> PROBLEM DESCRIPTION:
Starting at the first line of the listing below, repeat each line up to and including the one containing "const filled = new". Leave out pictures.

> DATA SEGMENT:
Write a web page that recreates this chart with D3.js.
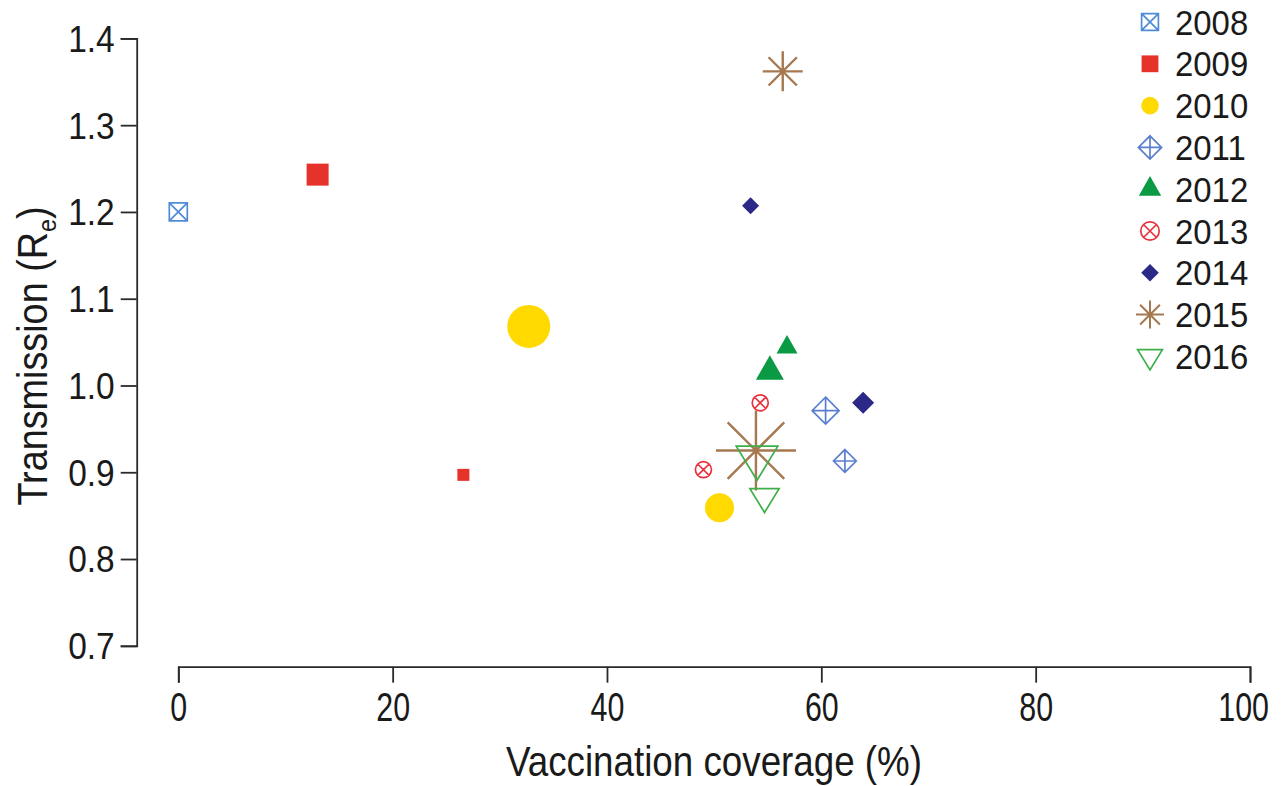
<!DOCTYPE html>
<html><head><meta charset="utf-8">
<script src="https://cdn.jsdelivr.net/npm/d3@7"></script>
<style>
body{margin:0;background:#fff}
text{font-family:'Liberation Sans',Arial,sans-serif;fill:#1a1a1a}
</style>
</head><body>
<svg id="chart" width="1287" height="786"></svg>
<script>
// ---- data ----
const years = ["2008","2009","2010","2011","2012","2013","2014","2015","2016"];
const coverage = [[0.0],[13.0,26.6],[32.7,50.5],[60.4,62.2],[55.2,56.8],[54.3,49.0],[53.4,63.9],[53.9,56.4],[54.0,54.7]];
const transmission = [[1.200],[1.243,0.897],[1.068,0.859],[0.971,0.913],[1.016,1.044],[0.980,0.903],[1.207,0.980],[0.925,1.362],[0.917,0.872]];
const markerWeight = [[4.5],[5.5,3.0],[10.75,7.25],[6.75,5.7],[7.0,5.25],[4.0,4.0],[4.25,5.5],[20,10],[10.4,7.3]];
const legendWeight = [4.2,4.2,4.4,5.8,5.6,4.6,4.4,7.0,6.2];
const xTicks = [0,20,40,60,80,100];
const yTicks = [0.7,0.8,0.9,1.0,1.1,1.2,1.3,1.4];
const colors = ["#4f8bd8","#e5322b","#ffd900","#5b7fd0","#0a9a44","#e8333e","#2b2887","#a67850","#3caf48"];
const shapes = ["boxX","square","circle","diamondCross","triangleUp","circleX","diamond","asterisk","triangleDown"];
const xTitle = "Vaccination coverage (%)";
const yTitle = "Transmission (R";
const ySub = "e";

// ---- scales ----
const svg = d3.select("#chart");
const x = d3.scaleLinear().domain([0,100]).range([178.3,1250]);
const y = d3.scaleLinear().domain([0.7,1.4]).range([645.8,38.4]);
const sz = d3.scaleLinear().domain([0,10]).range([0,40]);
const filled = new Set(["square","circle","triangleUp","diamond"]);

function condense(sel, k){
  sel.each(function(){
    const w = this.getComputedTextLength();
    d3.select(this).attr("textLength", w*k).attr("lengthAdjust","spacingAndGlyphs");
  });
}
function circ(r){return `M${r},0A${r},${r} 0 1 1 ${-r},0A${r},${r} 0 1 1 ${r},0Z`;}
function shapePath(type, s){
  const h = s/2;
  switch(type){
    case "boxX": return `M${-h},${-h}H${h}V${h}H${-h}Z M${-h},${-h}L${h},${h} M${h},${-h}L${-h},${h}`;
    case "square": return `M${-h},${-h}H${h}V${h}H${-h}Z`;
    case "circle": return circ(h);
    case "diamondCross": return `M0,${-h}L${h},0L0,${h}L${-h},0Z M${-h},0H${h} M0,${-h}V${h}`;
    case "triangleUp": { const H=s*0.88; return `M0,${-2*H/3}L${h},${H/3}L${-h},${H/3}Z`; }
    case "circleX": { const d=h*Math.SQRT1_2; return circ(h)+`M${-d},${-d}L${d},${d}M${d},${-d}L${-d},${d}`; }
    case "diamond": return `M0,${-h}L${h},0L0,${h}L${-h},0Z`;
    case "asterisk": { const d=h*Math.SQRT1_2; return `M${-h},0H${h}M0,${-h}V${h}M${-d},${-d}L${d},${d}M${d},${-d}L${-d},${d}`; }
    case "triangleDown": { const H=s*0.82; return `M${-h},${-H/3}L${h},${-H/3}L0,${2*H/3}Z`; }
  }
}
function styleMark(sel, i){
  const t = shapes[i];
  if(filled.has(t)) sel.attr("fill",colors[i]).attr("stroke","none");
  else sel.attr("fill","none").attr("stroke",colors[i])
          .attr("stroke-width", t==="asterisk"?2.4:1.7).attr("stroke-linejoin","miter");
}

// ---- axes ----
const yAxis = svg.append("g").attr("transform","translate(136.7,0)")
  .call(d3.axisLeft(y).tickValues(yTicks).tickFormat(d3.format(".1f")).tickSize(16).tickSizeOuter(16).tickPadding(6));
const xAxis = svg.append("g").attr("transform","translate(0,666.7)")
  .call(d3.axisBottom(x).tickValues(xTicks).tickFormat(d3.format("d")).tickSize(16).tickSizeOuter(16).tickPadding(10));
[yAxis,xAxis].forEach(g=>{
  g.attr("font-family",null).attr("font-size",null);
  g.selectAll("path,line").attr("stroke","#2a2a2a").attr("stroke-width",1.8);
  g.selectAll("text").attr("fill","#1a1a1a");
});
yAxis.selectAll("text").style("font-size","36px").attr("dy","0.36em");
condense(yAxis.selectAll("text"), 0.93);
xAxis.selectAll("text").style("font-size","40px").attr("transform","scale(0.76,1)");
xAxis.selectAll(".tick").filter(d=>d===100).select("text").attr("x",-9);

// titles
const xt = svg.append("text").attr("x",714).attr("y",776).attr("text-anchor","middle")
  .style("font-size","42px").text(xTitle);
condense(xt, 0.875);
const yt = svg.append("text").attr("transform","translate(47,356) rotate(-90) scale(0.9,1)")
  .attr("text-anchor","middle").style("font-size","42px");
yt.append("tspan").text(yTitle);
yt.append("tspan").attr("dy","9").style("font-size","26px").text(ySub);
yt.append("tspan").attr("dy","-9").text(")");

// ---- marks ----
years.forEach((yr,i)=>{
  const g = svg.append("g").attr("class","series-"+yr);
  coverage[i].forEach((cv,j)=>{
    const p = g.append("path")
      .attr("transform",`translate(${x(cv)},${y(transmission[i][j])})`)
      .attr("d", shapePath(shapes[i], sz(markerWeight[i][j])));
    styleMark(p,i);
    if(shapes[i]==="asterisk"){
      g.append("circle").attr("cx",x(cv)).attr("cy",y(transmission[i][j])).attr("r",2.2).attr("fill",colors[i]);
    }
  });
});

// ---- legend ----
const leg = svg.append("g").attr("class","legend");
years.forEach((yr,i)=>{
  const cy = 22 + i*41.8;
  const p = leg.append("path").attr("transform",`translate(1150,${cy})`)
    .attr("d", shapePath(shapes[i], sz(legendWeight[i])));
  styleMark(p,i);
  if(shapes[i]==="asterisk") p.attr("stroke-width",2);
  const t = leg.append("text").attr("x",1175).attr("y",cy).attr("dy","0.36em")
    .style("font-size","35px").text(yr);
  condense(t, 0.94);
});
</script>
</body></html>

> RESPONSE TO THE TASK:
Write a web page that recreates this chart with D3.js.
<!DOCTYPE html>
<html><head><meta charset="utf-8">
<script src="https://cdn.jsdelivr.net/npm/d3@7"></script>
<style>
body{margin:0;background:#fff}
text{font-family:'Liberation Sans',Arial,sans-serif;fill:#1a1a1a}
</style>
</head><body>
<svg id="chart" width="1287" height="786"></svg>
<script>
// ---- data ----
const years = ["2008","2009","2010","2011","2012","2013","2014","2015","2016"];
const coverage = [[0.0],[13.0,26.6],[32.7,50.5],[60.4,62.2],[55.2,56.8],[54.3,49.0],[53.4,63.9],[53.9,56.4],[54.0,54.7]];
const transmission = [[1.200],[1.243,0.897],[1.068,0.859],[0.971,0.913],[1.016,1.044],[0.980,0.903],[1.207,0.980],[0.925,1.362],[0.917,0.872]];
const markerWeight = [[4.5],[5.5,3.0],[10.75,7.25],[6.75,5.7],[7.0,5.25],[4.0,4.0],[4.25,5.5],[20,10],[10.4,7.3]];
const legendWeight = [4.2,4.2,4.4,5.8,5.6,4.6,4.4,7.0,6.2];
const xTicks = [0,20,40,60,80,100];
const yTicks = [0.7,0.8,0.9,1.0,1.1,1.2,1.3,1.4];
const colors = ["#4f8bd8","#e5322b","#ffd900","#5b7fd0","#0a9a44","#e8333e","#2b2887","#a67850","#3caf48"];
const shapes = ["boxX","square","circle","diamondCross","triangleUp","circleX","diamond","asterisk","triangleDown"];
const xTitle = "Vaccination coverage (%)";
const yTitle = "Transmission (R";
const ySub = "e";

// ---- scales ----
const svg = d3.select("#chart");
const x = d3.scaleLinear().domain([0,100]).range([178.3,1250]);
const y = d3.scaleLinear().domain([0.7,1.4]).range([645.8,38.4]);
const sz = d3.scaleLinear().domain([0,10]).range([0,40]);
const filled = new Set(["square","circle","triangleUp","diamond"]);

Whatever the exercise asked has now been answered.